▶ **Task brief**: Skip all pictures, then copy the lines from the start of the data through the line with "plt.rcParams['font.family'] = ['Noto", keeping both ends.

▶ **Data provided**:
——
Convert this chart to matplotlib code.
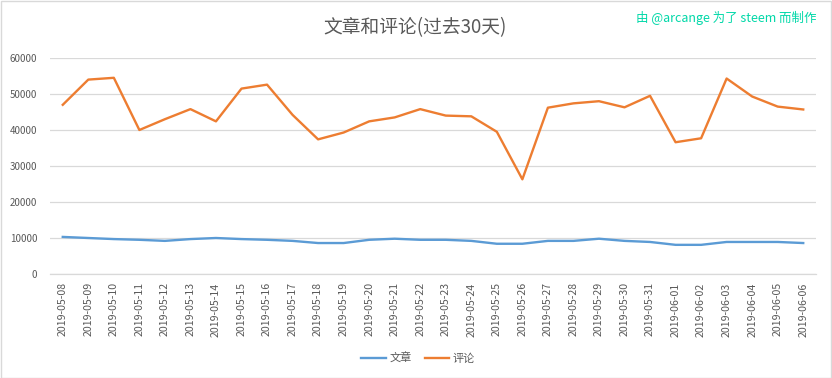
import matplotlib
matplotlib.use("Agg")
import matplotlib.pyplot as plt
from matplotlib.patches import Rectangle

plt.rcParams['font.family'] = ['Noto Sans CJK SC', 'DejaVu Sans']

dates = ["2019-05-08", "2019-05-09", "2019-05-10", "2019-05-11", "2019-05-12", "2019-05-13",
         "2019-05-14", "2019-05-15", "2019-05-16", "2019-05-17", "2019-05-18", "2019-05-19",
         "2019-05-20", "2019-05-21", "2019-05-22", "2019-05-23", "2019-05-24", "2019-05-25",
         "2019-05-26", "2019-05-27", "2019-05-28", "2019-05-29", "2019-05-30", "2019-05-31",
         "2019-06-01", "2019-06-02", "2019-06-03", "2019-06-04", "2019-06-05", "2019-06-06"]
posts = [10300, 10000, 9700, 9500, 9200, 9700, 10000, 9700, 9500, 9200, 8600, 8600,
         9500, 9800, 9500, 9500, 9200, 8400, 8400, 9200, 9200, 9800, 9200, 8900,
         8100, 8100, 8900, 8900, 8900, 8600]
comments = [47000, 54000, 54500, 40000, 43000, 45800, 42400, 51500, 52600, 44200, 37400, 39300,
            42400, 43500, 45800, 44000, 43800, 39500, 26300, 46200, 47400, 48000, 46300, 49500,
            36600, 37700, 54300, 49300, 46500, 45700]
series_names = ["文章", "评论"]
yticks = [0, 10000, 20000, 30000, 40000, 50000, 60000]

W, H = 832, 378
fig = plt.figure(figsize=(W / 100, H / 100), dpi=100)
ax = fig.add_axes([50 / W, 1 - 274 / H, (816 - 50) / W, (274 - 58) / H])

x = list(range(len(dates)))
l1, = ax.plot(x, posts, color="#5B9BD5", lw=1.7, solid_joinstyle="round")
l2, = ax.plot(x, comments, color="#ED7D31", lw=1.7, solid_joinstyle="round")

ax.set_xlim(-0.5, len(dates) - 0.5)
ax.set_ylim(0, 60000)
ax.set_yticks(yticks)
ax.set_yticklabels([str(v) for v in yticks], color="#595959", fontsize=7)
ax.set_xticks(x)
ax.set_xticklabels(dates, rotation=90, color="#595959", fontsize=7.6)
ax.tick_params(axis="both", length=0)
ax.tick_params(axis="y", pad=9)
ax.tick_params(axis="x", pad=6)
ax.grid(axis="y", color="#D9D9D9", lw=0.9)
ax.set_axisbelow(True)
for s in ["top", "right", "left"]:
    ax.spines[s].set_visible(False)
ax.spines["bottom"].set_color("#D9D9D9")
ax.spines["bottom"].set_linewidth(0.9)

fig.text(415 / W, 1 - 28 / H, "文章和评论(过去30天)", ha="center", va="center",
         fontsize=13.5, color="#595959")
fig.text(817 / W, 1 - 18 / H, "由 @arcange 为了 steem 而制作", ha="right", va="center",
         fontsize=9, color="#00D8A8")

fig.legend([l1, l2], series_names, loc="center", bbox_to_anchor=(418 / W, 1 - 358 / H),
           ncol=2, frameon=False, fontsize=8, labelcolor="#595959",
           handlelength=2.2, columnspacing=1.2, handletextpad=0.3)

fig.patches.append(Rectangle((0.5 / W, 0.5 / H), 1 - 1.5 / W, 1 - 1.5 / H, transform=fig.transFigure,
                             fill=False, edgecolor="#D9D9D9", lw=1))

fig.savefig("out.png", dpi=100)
——
▶ **Exercise answer**:
Convert this chart to matplotlib code.
import matplotlib
matplotlib.use("Agg")
import matplotlib.pyplot as plt
from matplotlib.patches import Rectangle

plt.rcParams['font.family'] = ['Noto Sans CJK SC', 'DejaVu Sans']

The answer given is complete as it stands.